Diante desse cenário, Alan ressaltou a importância de abordar o tema com profundidade. “Sem enfrentar a questão dos agrotóxicos, não existe agroecologia. Essa é uma formulação central para compreendermos os limites e desafios para o desenvolvimento da agroecologia no país”. 

Ele pontuou ainda que as conquistas visíveis na Feira Nacional da Reforma Agrária são fruto de uma luta intensa, que poderia ser menos desigual se os incentivos públicos fossem direcionados à agricultura familiar e às tecnologias que a sustentam. 

“Toda essa lindeza que estamos vendo aqui na feira é fruto de luta.

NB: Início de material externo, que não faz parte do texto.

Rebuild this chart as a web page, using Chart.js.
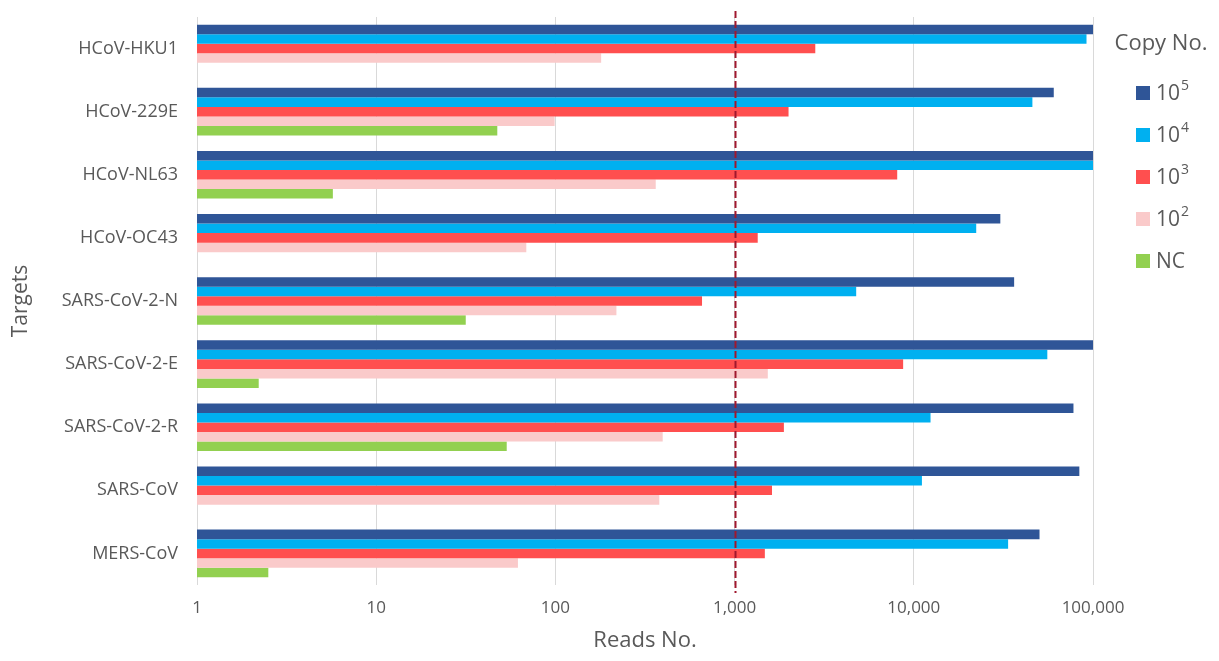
<!DOCTYPE html>
<html>
<head>
<meta charset="utf-8">
<script src="https://cdn.jsdelivr.net/npm/chart.js@4/dist/chart.umd.min.js"></script>
<style>
  html, body { margin: 0; padding: 0; background: #ffffff; }
  #wrap { width: 1219px; height: 661px; }
</style>
</head>
<body>
<div id="wrap"><canvas id="c" width="1219" height="661"></canvas></div>
<script>
const categories = ["HCoV-HKU1", "HCoV-229E", "HCoV-NL63", "HCoV-OC43", "SARS-CoV-2-N", "SARS-CoV-2-E", "SARS-CoV-2-R", "SARS-CoV", "MERS-CoV"];
const seriesNames = ["10⁵", "10⁴", "10³", "10²", "NC"];
const copy1e5 = [100000, 60400, 100000, 30400, 36300, 100000, 77800, 83900, 50300];
const copy1e4 = [92000, 45900, 100000, 22300, 4770, 55600, 12400, 11100, 33600];
const copy1e3 = [2820, 2000, 8080, 1346, 658, 8720, 1884, 1617, 1475];
const copy1e2 = [180, 99, 363, 68.8, 219, 1532, 397, 380, 61.8];
const copyNC  = [null, 47.4, 5.73, null, 31.6, 2.21, 53.5, null, 2.50];
const xTickValues = [1, 10, 100, 1000, 10000, 100000];
const thresholdValue = 1000;
const xTitle = "Reads No.";
const yTitle = "Targets";
const legendTitle = "Copy No.";

const seriesValues = [copy1e5, copy1e4, copy1e3, copy1e2, copyNC];
const colors = ["#2F5597", "#00B0F0", "#FF4F4F", "#FACACA", "#92D050"];
const FONT = "'Open Sans', 'Noto Sans', sans-serif";
const TEXT = "#595959";

const thresholdLine = {
  id: "thresholdLine",
  afterDatasetsDraw(chart) {
    const x = chart.scales.x.getPixelForValue(thresholdValue);
    const { top, bottom } = chart.chartArea;
    const ctx = chart.ctx;
    ctx.save();
    ctx.strokeStyle = "#A0182E";
    ctx.lineWidth = 2;
    ctx.setLineDash([7, 3]);
    ctx.beginPath();
    ctx.moveTo(Math.round(x) + 0.5, top - 6);
    ctx.lineTo(Math.round(x) + 0.5, bottom + 8);
    ctx.stroke();
    ctx.restore();
  }
};

const supMap = { "⁰": "0", "¹": "1", "²": "2", "³": "3", "⁴": "4", "⁵": "5", "⁶": "6", "⁷": "7", "⁸": "8", "⁹": "9" };
const sideLegend = {
  id: "sideLegend",
  afterDraw(chart) {
    const ctx = chart.ctx;
    ctx.save();
    ctx.fillStyle = TEXT;
    ctx.font = "22px " + FONT;
    ctx.textAlign = "center";
    ctx.textBaseline = "middle";
    ctx.fillText(legendTitle, 1161, 44);
    chart.data.datasets.forEach((ds, i) => {
      const cy = 93 + i * 42;
      ctx.fillStyle = ds.backgroundColor;
      ctx.fillRect(1136, cy - 7, 14, 14);
      const label = ds.label;
      let base = "", sup = "";
      for (const ch of label) { if (supMap[ch]) sup += supMap[ch]; else base += ch; }
      ctx.fillStyle = TEXT;
      ctx.textAlign = "left";
      ctx.textBaseline = "middle";
      ctx.font = "21px " + FONT;
      ctx.fillText(base, 1156, cy + 1);
      if (sup) {
        const w = ctx.measureText(base).width;
        ctx.font = "14px " + FONT;
        ctx.fillText(sup, 1156 + w + 1, cy - 7);
      }
    });
    ctx.restore();
  }
};

new Chart(document.getElementById("c"), {
  type: "bar",
  data: {
    labels: categories,
    datasets: seriesNames.map((name, i) => ({
      label: name,
      data: seriesValues[i],
      backgroundColor: colors[i],
      borderWidth: 0,
      categoryPercentage: 0.755,
      barPercentage: 1.0
    }))
  },
  options: {
    indexAxis: "y",
    responsive: false,
    animation: false,
    layout: { padding: { top: 17, right: 126, left: 0, bottom: 0 } },
    plugins: {
      legend: { display: false },
      tooltip: { enabled: false }
    },
    scales: {
      x: {
        type: "logarithmic",
        min: 1,
        max: 100000,
        afterBuildTicks: (scale) => { scale.ticks = xTickValues.map(v => ({ value: v })); },
        afterFit: (scale) => { scale.height = 76; },
        ticks: {
          color: TEXT,
          font: { family: FONT, size: 17 },
          padding: 13,
          maxRotation: 0,
          autoSkip: false,
          callback: (v) => Number(v).toLocaleString("en-US")
        },
        grid: { color: "#D9D9D9", lineWidth: 1, drawTicks: false },
        border: { display: false },
        title: {
          display: true,
          text: xTitle,
          color: TEXT,
          font: { family: FONT, size: 22 },
          padding: { top: 0, bottom: 7 }
        }
      },
      y: {
        afterFit: (scale) => { scale.width = 197; scale.paddingTop = 0; scale.paddingBottom = 0; },
        ticks: {
          color: TEXT,
          font: { family: FONT, size: 18 },
          padding: 19
        },
        grid: { display: false, drawTicks: false },
        border: { display: false },
        title: {
          display: true,
          text: yTitle,
          color: TEXT,
          font: { family: FONT, size: 21 },
          padding: { top: 8, bottom: 0 }
        }
      }
    }
  },
  plugins: [thresholdLine, sideLegend]
});
</script>
</body>
</html>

E não precisaria ser uma luta tão grande assim, se ao invés do direcionamento de R$ 20 milhões em incentivo fiscal aos agrotóxicos, investíssemos em maquinário adaptado para a agricultura familiar, em pesquisa, bioinsumos, compostagem — enfim, em todas as tecnologias que defendemos. É por isso que estamos aqui, realizando essas atividades.”

Ele frisou a importância da ampliação da articulação e mobilização das organizações e movimentos em defesa da vida, em defesa da implementação do Programa Nacional de Redução dos Agrotóxicos (Pronara), bem como, pela proibição da pulverização aérea no Brasil. Além de fortalecer a Campanha como ferramenta de luta da classe trabalhadora contra o agronegócio. 

Ao final, Fran Paula disse que a luta contra os agrotóxicos e pela vida no Brasil é uma luta por justiça social. “Isso perpassa muito pelos caminhos da promoção da saúde, da alimentação saudável, da produção e do consumo desses alimentos. Ter ações de solidariedade que mobilizem campo e cidade é também uma luta por um projeto político de alimentos livres de agrotóxicos transgênicos e também acessível a toda a população”.